▶ WORK TO COMPLETE
Copy out the material below in full, but not its images.

▶ PROVIDED DATA
—————
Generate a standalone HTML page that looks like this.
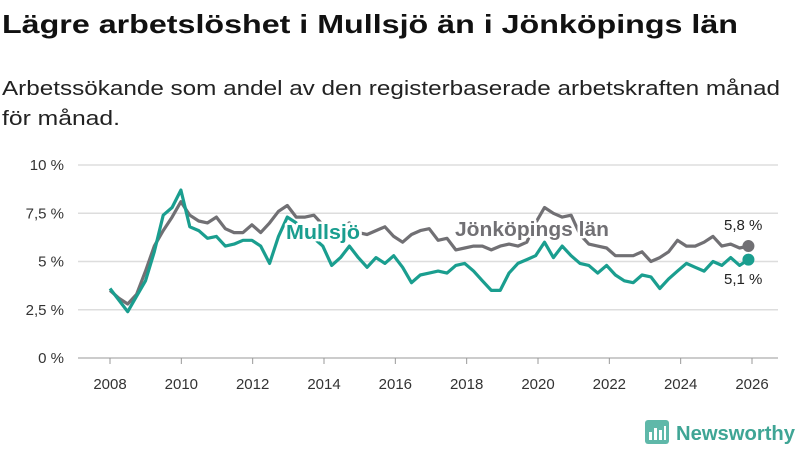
<!DOCTYPE html>
<html><head><meta charset="utf-8">
<style>
html,body{margin:0;padding:0;background:#fff;}
svg{display:block;font-family:"Liberation Sans",sans-serif;}
</style></head>
<body>
<svg width="800" height="450" viewBox="0 0 800 450">
  <text x="2" y="33" font-size="26" font-weight="bold" fill="#111" textLength="736" lengthAdjust="spacingAndGlyphs">Lägre arbetslöshet i Mullsjö än i Jönköpings län</text>
  <text x="2" y="95" font-size="20" fill="#222" textLength="778" lengthAdjust="spacingAndGlyphs">Arbetssökande som andel av den registerbaserade arbetskraften månad</text>
  <text x="2" y="125" font-size="20" fill="#222" textLength="118" lengthAdjust="spacingAndGlyphs">för månad.</text>
  <g id="grid"></g>
  <g id="yaxis"></g>
  <g id="xaxis"></g>
  <g id="series"></g>
  <g id="labels"></g>
  <g>
    <rect x="645" y="420" width="24" height="24" rx="3" fill="#5fb8a9"/>
    <rect x="649" y="432" width="3" height="8" fill="#fff"/>
    <rect x="654" y="428" width="3" height="12" fill="#fff"/>
    <rect x="659" y="430" width="3" height="10" fill="#fff"/>
    <rect x="664" y="426" width="2" height="14" fill="#fff"/>
    <text x="676" y="440" font-size="20" font-weight="bold" fill="#3fa595" textLength="119" lengthAdjust="spacingAndGlyphs">Newsworthy</text>
  </g>
</svg>
<script>
const yTicks = [0, 2.5, 5, 7.5, 10];
const yTickLabels = ["0 %", "2,5 %", "5 %", "7,5 %", "10 %"];
const xTicks = [2008, 2010, 2012, 2014, 2016, 2018, 2020, 2022, 2024, 2026];
const startYear = 2008;
const stepYears = 0.25;
const jonkoping = [3.5,3.1,2.8,3.3, 4.5,5.8,6.6,7.3, 8.1,7.4,7.1,7.0, 7.3,6.7,6.5,6.5, 6.9,6.5,7.0,7.6, 7.9,7.3,7.3,7.4, 6.9,6.6,6.7,7.0, 6.5,6.4,6.6,6.8, 6.3,6.0,6.4,6.6, 6.7,6.1,6.2,5.6, 5.7,5.8,5.8,5.6, 5.8,5.9,5.8,6.0, 7.0,7.8,7.5,7.3, 7.4,6.4,5.9,5.8, 5.7,5.3,5.3,5.3, 5.5,5.0,5.2,5.5, 6.1,5.8,5.8,6.0, 6.3,5.8,5.9,5.7, 5.8];
const mullsjo = [3.6,3.0,2.4,3.2, 4.0,5.5,7.4,7.8, 8.7,6.8,6.6,6.2, 6.3,5.8,5.9,6.1, 6.1,5.8,4.9,6.3, 7.3,7.0,6.5,6.2, 5.8,4.8,5.2,5.8, 5.2,4.7,5.2,4.9, 5.3,4.7,3.9,4.3, 4.4,4.5,4.4,4.8, 4.9,4.5,4.0,3.5, 3.5,4.4,4.9,5.1, 5.3,6.0,5.2,5.8, 5.3,4.9,4.8,4.4, 4.8,4.3,4.0,3.9, 4.3,4.2,3.6,4.1, 4.5,4.9,4.7,4.5, 5.0,4.8,5.2,4.8, 5.1];
const lastLabels = ["5,8 %", "5,1 %"];

const NS = "http://www.w3.org/2000/svg";
const X0 = 110, X1 = 752, Y0 = 358, Y1 = 165;
const xS = t => X0 + (t - 2008) * (X1 - X0) / 18;
const yS = v => Y0 - v * (Y0 - Y1) / 10;
function mk(tag, attrs, parent) {
  const e = document.createElementNS(NS, tag);
  for (const k in attrs) e.setAttribute(k, attrs[k]);
  parent.appendChild(e);
  return e;
}
const grid = document.getElementById('grid'), ya = document.getElementById('yaxis'), xa = document.getElementById('xaxis');
yTicks.forEach((v, i) => {
  const l = mk('line', {x1: 78, x2: 778, y1: yS(v), y2: yS(v), stroke: i === 0 ? '#bbb' : '#ddd', 'stroke-width': 1.5}, grid);
  
  
  const t = mk('text', {x: 64, y: yS(v) + 5, 'font-size': 15, fill: '#333', 'text-anchor': 'end'}, ya);
  
  
  t.textContent = yTickLabels[i];
});
xTicks.forEach(yr => {
  const x = xS(yr);
  const l = mk('line', {x1: x, x2: x, y1: 358, y2: 364, stroke: '#999', 'stroke-width': 1}, xa);
  
  
  const t = mk('text', {x: x, y: 389, 'font-size': 15, fill: '#333', 'text-anchor': 'middle'}, xa);
  
  
  t.textContent = yr;
});
const ser = document.getElementById('series');
function drawLine(arr, color, name) {
  const d = arr.map((v, i) => (i ? 'L' : 'M') + xS(startYear + i * stepYears * (17.9/18)).toFixed(1) + ',' + yS(v).toFixed(1)).join(' ');
  const p = mk('path', {d: d, fill: 'none', stroke: color, 'stroke-width': 3.2, 'stroke-linejoin': 'round'}, ser);
  
  
  const n = arr.length - 1;
  const c = mk('circle', {cx: xS(startYear + n * stepYears * (17.9/18)), cy: yS(arr[n]), r: 6, fill: color}, ser);
  
  
}
drawLine(jonkoping, '#717074', 'jonkoping-line');
drawLine(mullsjo, '#1a9e8f', 'mullsjo-line');
const lab = document.getElementById('labels');
function label(x, y, txt, color, name, bold, len) {
  const attrs = {x: x, y: y, 'font-size': bold ? 20 : 15, 'font-weight': bold ? 'bold' : 'normal', fill: color, stroke: bold ? '#fff' : 'none', 'stroke-width': bold ? 5 : 0, 'paint-order': 'stroke', 'stroke-linejoin': 'round'};
  if (len) { attrs.textLength = len; attrs.lengthAdjust = 'spacingAndGlyphs'; }
  const t = mk('text', attrs, lab);
  
  
  t.textContent = txt;
}
label(286, 239, 'Mullsjö', '#1a9e8f', 'mullsjo-label', true, 74);
label(455, 236, 'Jönköpings län', '#717074', 'jonkoping-label', true, 154);
label(724, 230, lastLabels[0], '#222', 'jonkoping-last-value', false);
label(724, 284, lastLabels[1], '#222', 'mullsjo-last-value', false);
</script>
</body></html>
—————
▶ WRITTEN RESPONSE
Generate a standalone HTML page that looks like this.
<!DOCTYPE html>
<html><head><meta charset="utf-8">
<style>
html,body{margin:0;padding:0;background:#fff;}
svg{display:block;font-family:"Liberation Sans",sans-serif;}
</style></head>
<body>
<svg width="800" height="450" viewBox="0 0 800 450">
  <text x="2" y="33" font-size="26" font-weight="bold" fill="#111" textLength="736" lengthAdjust="spacingAndGlyphs">Lägre arbetslöshet i Mullsjö än i Jönköpings län</text>
  <text x="2" y="95" font-size="20" fill="#222" textLength="778" lengthAdjust="spacingAndGlyphs">Arbetssökande som andel av den registerbaserade arbetskraften månad</text>
  <text x="2" y="125" font-size="20" fill="#222" textLength="118" lengthAdjust="spacingAndGlyphs">för månad.</text>
  <g id="grid"></g>
  <g id="yaxis"></g>
  <g id="xaxis"></g>
  <g id="series"></g>
  <g id="labels"></g>
  <g>
    <rect x="645" y="420" width="24" height="24" rx="3" fill="#5fb8a9"/>
    <rect x="649" y="432" width="3" height="8" fill="#fff"/>
    <rect x="654" y="428" width="3" height="12" fill="#fff"/>
    <rect x="659" y="430" width="3" height="10" fill="#fff"/>
    <rect x="664" y="426" width="2" height="14" fill="#fff"/>
    <text x="676" y="440" font-size="20" font-weight="bold" fill="#3fa595" textLength="119" lengthAdjust="spacingAndGlyphs">Newsworthy</text>
  </g>
</svg>
<script>
const yTicks = [0, 2.5, 5, 7.5, 10];
const yTickLabels = ["0 %", "2,5 %", "5 %", "7,5 %", "10 %"];
const xTicks = [2008, 2010, 2012, 2014, 2016, 2018, 2020, 2022, 2024, 2026];
const startYear = 2008;
const stepYears = 0.25;
const jonkoping = [3.5,3.1,2.8,3.3, 4.5,5.8,6.6,7.3, 8.1,7.4,7.1,7.0, 7.3,6.7,6.5,6.5, 6.9,6.5,7.0,7.6, 7.9,7.3,7.3,7.4, 6.9,6.6,6.7,7.0, 6.5,6.4,6.6,6.8, 6.3,6.0,6.4,6.6, 6.7,6.1,6.2,5.6, 5.7,5.8,5.8,5.6, 5.8,5.9,5.8,6.0, 7.0,7.8,7.5,7.3, 7.4,6.4,5.9,5.8, 5.7,5.3,5.3,5.3, 5.5,5.0,5.2,5.5, 6.1,5.8,5.8,6.0, 6.3,5.8,5.9,5.7, 5.8];
const mullsjo = [3.6,3.0,2.4,3.2, 4.0,5.5,7.4,7.8, 8.7,6.8,6.6,6.2, 6.3,5.8,5.9,6.1, 6.1,5.8,4.9,6.3, 7.3,7.0,6.5,6.2, 5.8,4.8,5.2,5.8, 5.2,4.7,5.2,4.9, 5.3,4.7,3.9,4.3, 4.4,4.5,4.4,4.8, 4.9,4.5,4.0,3.5, 3.5,4.4,4.9,5.1, 5.3,6.0,5.2,5.8, 5.3,4.9,4.8,4.4, 4.8,4.3,4.0,3.9, 4.3,4.2,3.6,4.1, 4.5,4.9,4.7,4.5, 5.0,4.8,5.2,4.8, 5.1];
const lastLabels = ["5,8 %", "5,1 %"];

const NS = "http://www.w3.org/2000/svg";
const X0 = 110, X1 = 752, Y0 = 358, Y1 = 165;
const xS = t => X0 + (t - 2008) * (X1 - X0) / 18;
const yS = v => Y0 - v * (Y0 - Y1) / 10;
function mk(tag, attrs, parent) {
  const e = document.createElementNS(NS, tag);
  for (const k in attrs) e.setAttribute(k, attrs[k]);
  parent.appendChild(e);
  return e;
}
const grid = document.getElementById('grid'), ya = document.getElementById('yaxis'), xa = document.getElementById('xaxis');
yTicks.forEach((v, i) => {
  const l = mk('line', {x1: 78, x2: 778, y1: yS(v), y2: yS(v), stroke: i === 0 ? '#bbb' : '#ddd', 'stroke-width': 1.5}, grid);
  
  
  const t = mk('text', {x: 64, y: yS(v) + 5, 'font-size': 15, fill: '#333', 'text-anchor': 'end'}, ya);
  
  
  t.textContent = yTickLabels[i];
});
xTicks.forEach(yr => {
  const x = xS(yr);
  const l = mk('line', {x1: x, x2: x, y1: 358, y2: 364, stroke: '#999', 'stroke-width': 1}, xa);
  
  
  const t = mk('text', {x: x, y: 389, 'font-size': 15, fill: '#333', 'text-anchor': 'middle'}, xa);
  
  
  t.textContent = yr;
});
const ser = document.getElementById('series');
function drawLine(arr, color, name) {
  const d = arr.map((v, i) => (i ? 'L' : 'M') + xS(startYear + i * stepYears * (17.9/18)).toFixed(1) + ',' + yS(v).toFixed(1)).join(' ');
  const p = mk('path', {d: d, fill: 'none', stroke: color, 'stroke-width': 3.2, 'stroke-linejoin': 'round'}, ser);
  
  
  const n = arr.length - 1;
  const c = mk('circle', {cx: xS(startYear + n * stepYears * (17.9/18)), cy: yS(arr[n]), r: 6, fill: color}, ser);
  
  
}
drawLine(jonkoping, '#717074', 'jonkoping-line');
drawLine(mullsjo, '#1a9e8f', 'mullsjo-line');
const lab = document.getElementById('labels');
function label(x, y, txt, color, name, bold, len) {
  const attrs = {x: x, y: y, 'font-size': bold ? 20 : 15, 'font-weight': bold ? 'bold' : 'normal', fill: color, stroke: bold ? '#fff' : 'none', 'stroke-width': bold ? 5 : 0, 'paint-order': 'stroke', 'stroke-linejoin': 'round'};
  if (len) { attrs.textLength = len; attrs.lengthAdjust = 'spacingAndGlyphs'; }
  const t = mk('text', attrs, lab);
  
  
  t.textContent = txt;
}
label(286, 239, 'Mullsjö', '#1a9e8f', 'mullsjo-label', true, 74);
label(455, 236, 'Jönköpings län', '#717074', 'jonkoping-label', true, 154);
label(724, 230, lastLabels[0], '#222', 'jonkoping-last-value', false);
label(724, 284, lastLabels[1], '#222', 'mullsjo-last-value', false);
</script>
</body></html>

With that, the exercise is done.